:: JOB ::
Only lines holding the word "matplotlib" should be copied from the material.
▼
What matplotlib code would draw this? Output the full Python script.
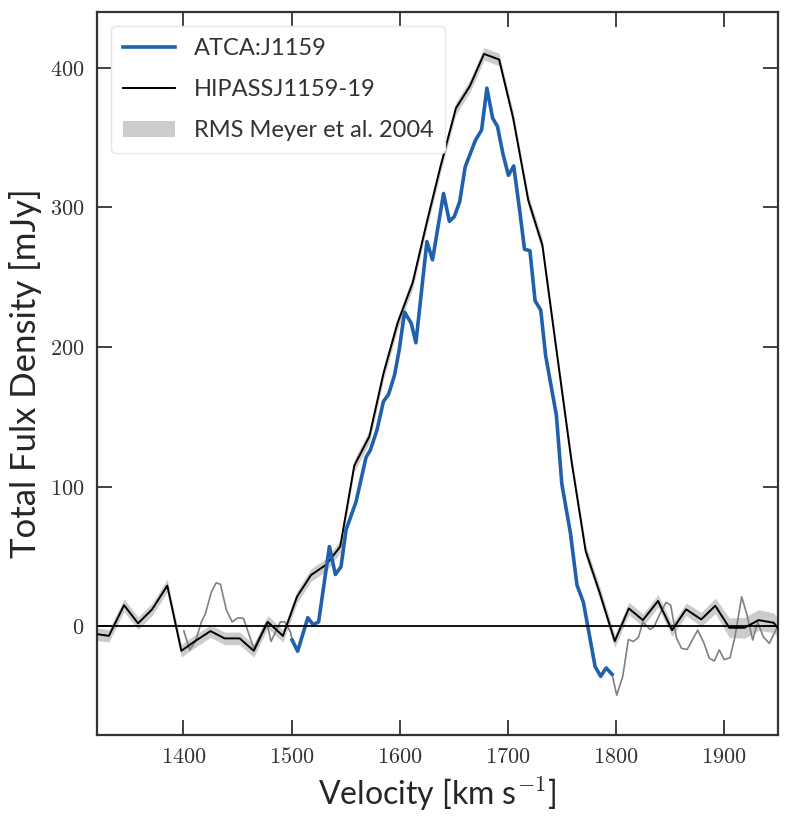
import matplotlib
matplotlib.use('Agg')
import matplotlib.pyplot as plt
import numpy as np

# HIPASS J1159-19 spectrum (velocity km/s, flux mJy)
hipass_vel = [1318, 1331, 1345, 1358, 1371, 1385, 1398, 1411, 1425, 1438,
              1452, 1465, 1478, 1492, 1505, 1518, 1532, 1545, 1558, 1572,
              1585, 1598, 1612, 1625, 1638, 1652, 1665, 1678, 1692, 1705,
              1719, 1732, 1745, 1759, 1772, 1785, 1799, 1812, 1825, 1839,
              1852, 1865, 1879, 1892, 1905, 1919, 1932, 1946, 1959]
hipass_flux = [-5.5, -7, 15, 2, 12, 29, -17.7, -10.6, -3.6, -8.8,
               -8.8, -17.7, 3, -7, 21, 36.6, 44, 57, 115, 136,
               181, 217, 246, 289, 330, 371, 387, 410, 406, 364,
               305, 273, 198, 118, 54, 24, -10.8, 12.7, 4.3, 18,
               -2.9, 12, 4.8, 14.6, -1.2, -1.2, 4.3, 2.4, -10]
hipass_rms = [4.5, 4.5, 4.5, 4.5, 4.5, 4.5, 4.5, 4.5, 4.5, 4.5,
              4.5, 4.5, 4.5, 4.5, 4.5, 4.5, 4.5, 4.5, 4.5, 4.5,
              4.5, 4.5, 4.5, 4.5, 4.5, 4.5, 4.5, 4.5, 4.5, 4.5,
              4.5, 4.5, 4.5, 4.5, 4.5, 4.5, 4.5, 4.5, 4.5, 4.5,
              4.5, 4.5, 5, 5.5, 7, 7.5, 7.5, 7, 6]

# ATCA J1159 spectrum inside the emission window
atca_vel = [1500.5, 1505.6, 1515, 1520, 1525, 1535, 1540.5, 1545.7, 1550.4,
            1559.6, 1568.9, 1572.8, 1579, 1585, 1589.7, 1595.3, 1599.6,
            1604.5, 1610.7, 1615, 1625.2, 1630.4, 1640.6, 1646, 1650.5,
            1655.5, 1660.6, 1670, 1675.8, 1680.7, 1686, 1690.5, 1695.5,
            1700.6, 1705.5, 1711, 1715.5, 1720.5, 1725.3, 1730.5, 1735,
            1745, 1750, 1758, 1764, 1770, 1780.8, 1786, 1791, 1796.5]
atca_flux = [-10, -18, 6, 1, 3, 57, 37, 42.5, 69,
             89, 121, 126, 140.5, 161, 166, 180, 198,
             225, 217, 203, 275.5, 262.4, 310, 290, 293.4,
             304, 329, 348, 355.5, 385.5, 364, 358, 338.5,
             323, 329.7, 298, 270, 269, 233, 226.5, 194,
             151, 102, 66.5, 29.5, 17, -29, -36, -30, -34.5]

# ATCA outside the emission window (grey)
atca_lo_vel = [1400.3, 1405.8, 1411, 1416.6, 1420.3, 1425.9, 1430.2, 1434.2,
               1439.7, 1445, 1450.5, 1455.5, 1465, 1477, 1481, 1489.6,
               1493.6, 1498.9, 1500.5]
atca_lo_flux = [-3.4, -17, -11, 3, 9, 24.6, 31, 30,
                11.5, 3, 6, 5.5, -16, 3, -11, 3,
                3, -4, -10]
atca_hi_vel = [1796.5, 1800.8, 1806.4, 1811.6, 1816.2, 1820.9, 1825, 1831.6,
               1835.3, 1840.9, 1846.4, 1850.7, 1856.3, 1860.9, 1866, 1870.7,
               1875.7, 1880.9, 1886.5, 1891.1, 1895.7, 1900.3, 1905.6, 1910.2,
               1916.4, 1921, 1926.6, 1931.2, 1936.4, 1942, 1947.2, 1952]
atca_hi_flux = [-34.5, -49.5, -36, -9.6, -11, -8, 3, -2.4,
                -0.5, 9, 17, 15, -9, -16, -16.7, -10,
                -2.9, -11, -23, -25, -17, -24, -22.7, -7.6,
                21, 9, -10, 3, -7.6, -12.4, -4, 3]

plt.rcParams['mathtext.fontset'] = 'cm'
plt.rcParams['font.family'] = ['Lato', 'DejaVu Sans']

fig = plt.figure(figsize=(7.9, 8.3), dpi=100)
ax = fig.add_axes([0.1228, 0.1145, 0.862, 0.871])

hv = np.array(hipass_vel)
hf = np.array(hipass_flux)
hr = np.array(hipass_rms)

ax.fill_between(hv, hf - hr, hf + hr, color='#cccccc', lw=0,
                label='RMS Meyer et al. 2004', zorder=1)
ax.plot(atca_lo_vel, atca_lo_flux, color='#808080', lw=1.2, zorder=2)
ax.plot(atca_hi_vel, atca_hi_flux, color='#808080', lw=1.2, zorder=2)
ax.plot(atca_vel, atca_flux, color='#2160ad', lw=2.6, label='ATCA:J1159', zorder=4)
ax.plot(hv, hf, color='black', lw=1.4, label='HIPASSJ1159-19', zorder=3)
ax.axhline(0, color='black', lw=1.3, zorder=5)

ax.set_xlim(1320, 1950)
ax.set_ylim(-78, 440)
ax.set_xticks([1400, 1500, 1600, 1700, 1800, 1900])
ax.set_yticks([0, 100, 200, 300, 400])
ax.xaxis.set_major_formatter(matplotlib.ticker.FuncFormatter(lambda v, p: r'$%d$' % v))
ax.yaxis.set_major_formatter(matplotlib.ticker.FuncFormatter(lambda v, p: r'$%d$' % v))

ax.tick_params(direction='in', length=11, width=1.3, top=True, right=True,
               labelsize=16, colors='#333333', pad=9)
for s in ax.spines.values():
    s.set_linewidth(1.6)
    s.set_color('#333333')

ax.set_xlabel(r'Velocity [km s$^{-1}$]', fontsize=23, color='#262626', labelpad=6)
ax.set_ylabel('Total Fulx Density [mJy]', fontsize=25, color='#262626', labelpad=6)

handles, labels = ax.get_legend_handles_labels()
order = [labels.index('ATCA:J1159'), labels.index('HIPASSJ1159-19'),
         labels.index('RMS Meyer et al. 2004')]
leg = ax.legend([handles[i] for i in order], [labels[i] for i in order],
                loc='upper left', fontsize=17, handlelength=2.2,
                labelspacing=0.85, borderpad=0.5, borderaxespad=0.6,
                framealpha=1, edgecolor='#e6e6e6')
for t in leg.get_texts():
    t.set_color('#333333')

fig.savefig('out.png', dpi=100)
▲
:: ANSWER TO THIS EXERCISE ::
What matplotlib code would draw this? Output the full Python script.
import matplotlib
matplotlib.use('Agg')
import matplotlib.pyplot as plt
ax.xaxis.set_major_formatter(matplotlib.ticker.FuncFormatter(lambda v, p: r'$%d$' % v))
ax.yaxis.set_major_formatter(matplotlib.ticker.FuncFormatter(lambda v, p: r'$%d$' % v))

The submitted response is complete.